People tell me Thursday thru Easter Sunday in Chacala are the worse of it. We'll see. I have never seen so many examples of stupidity or thoughtlessness in my life. It is amazing. The most disgusting is people changing babies diapers where they eat, and then continuing to eat with the dirty diaper practicially on their lap. And then, of course, walking off and leaving it there. And the men walking off to the side of the road, not just to urinate, but to have bowel movements. All over the place. It's just amazing. There are toilets set up everywhere but they cost between 20 and 50 cents. Too much, I guess, for some people.
The strangest thing today was the dueling buses. There is a long-standing arrangement that during Semana Santa the Chacala beach road becomes one way going south. To enter Chacala you stay on the paved road until the first left hand turn (the one after the beach turnoff). And police enforce this traffic pattern with barricades and personnel. Today a bus drove right into the one-way road going the wrong way. Wouldn't stop for the police or the blockade and just drove in. I was riding into Chacala from the Crucero with some local people and we saw it happening.

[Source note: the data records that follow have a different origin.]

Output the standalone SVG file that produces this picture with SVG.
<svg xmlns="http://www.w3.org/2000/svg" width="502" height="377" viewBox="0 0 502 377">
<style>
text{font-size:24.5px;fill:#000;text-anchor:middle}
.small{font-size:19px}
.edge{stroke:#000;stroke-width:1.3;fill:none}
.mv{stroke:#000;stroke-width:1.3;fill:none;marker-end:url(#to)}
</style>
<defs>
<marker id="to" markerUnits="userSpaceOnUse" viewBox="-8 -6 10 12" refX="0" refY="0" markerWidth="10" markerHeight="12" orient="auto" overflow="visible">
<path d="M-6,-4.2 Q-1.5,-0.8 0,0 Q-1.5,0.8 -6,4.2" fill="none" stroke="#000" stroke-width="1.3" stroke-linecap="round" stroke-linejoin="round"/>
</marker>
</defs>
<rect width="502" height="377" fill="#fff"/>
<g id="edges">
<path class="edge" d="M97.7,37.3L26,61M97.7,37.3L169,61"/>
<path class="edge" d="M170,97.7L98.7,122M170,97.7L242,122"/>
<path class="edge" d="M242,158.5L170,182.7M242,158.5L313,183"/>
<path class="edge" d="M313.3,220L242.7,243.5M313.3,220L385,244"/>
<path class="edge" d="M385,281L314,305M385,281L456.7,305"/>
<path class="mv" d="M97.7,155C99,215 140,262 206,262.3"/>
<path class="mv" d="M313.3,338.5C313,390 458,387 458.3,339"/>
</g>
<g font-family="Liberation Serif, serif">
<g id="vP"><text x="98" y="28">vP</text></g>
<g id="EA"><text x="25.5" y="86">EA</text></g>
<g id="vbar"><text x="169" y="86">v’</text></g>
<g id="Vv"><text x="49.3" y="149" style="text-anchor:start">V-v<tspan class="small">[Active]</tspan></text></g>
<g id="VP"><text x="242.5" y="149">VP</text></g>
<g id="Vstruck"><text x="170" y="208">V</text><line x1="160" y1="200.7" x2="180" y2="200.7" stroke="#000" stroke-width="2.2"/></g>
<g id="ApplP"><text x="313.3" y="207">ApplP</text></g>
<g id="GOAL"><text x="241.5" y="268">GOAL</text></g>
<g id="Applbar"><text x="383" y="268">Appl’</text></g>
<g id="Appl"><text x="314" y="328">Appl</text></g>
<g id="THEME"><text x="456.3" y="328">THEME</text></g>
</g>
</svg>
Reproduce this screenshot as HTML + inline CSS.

The bus driver had just passed us on the curvy road from the Chacala Crucero, probably going more that 50 MPH. We kept going on the paved and I got out at Aurora's and walked down the hill to the beach road. As I walked south on the beach road (hundreds and hundred of people) (and all the vehicles, buses, water trucks, coke trucks, beer trucks, taxis, etc were all going south) and here comes the crazy bus. And there is a total, complete traffic jam. A huge mess. Finally the bus driver backed up to the road into Delphin's motor home camping area and things got better. I watched from Dona Lupe's restaurant. It was pathetic.
Every camping family in Chacala seems to require electric lights this year. And TV's and stereos and god knows what. The CFE (the federal electric company) was out at the various houses on the road to MardeJade/Majahua today and yesterday, beefing up the electrical system to handle the new load. There have been intermittent and brief power outages off and on for the past couple of days. I hope my fridge makes it through this. Three days to go. I kind of like it that the electric company just rose to the occasion and provided the power as needed. At least that's how it looks to me. I never really know what's going on around here, but it's to make a guess.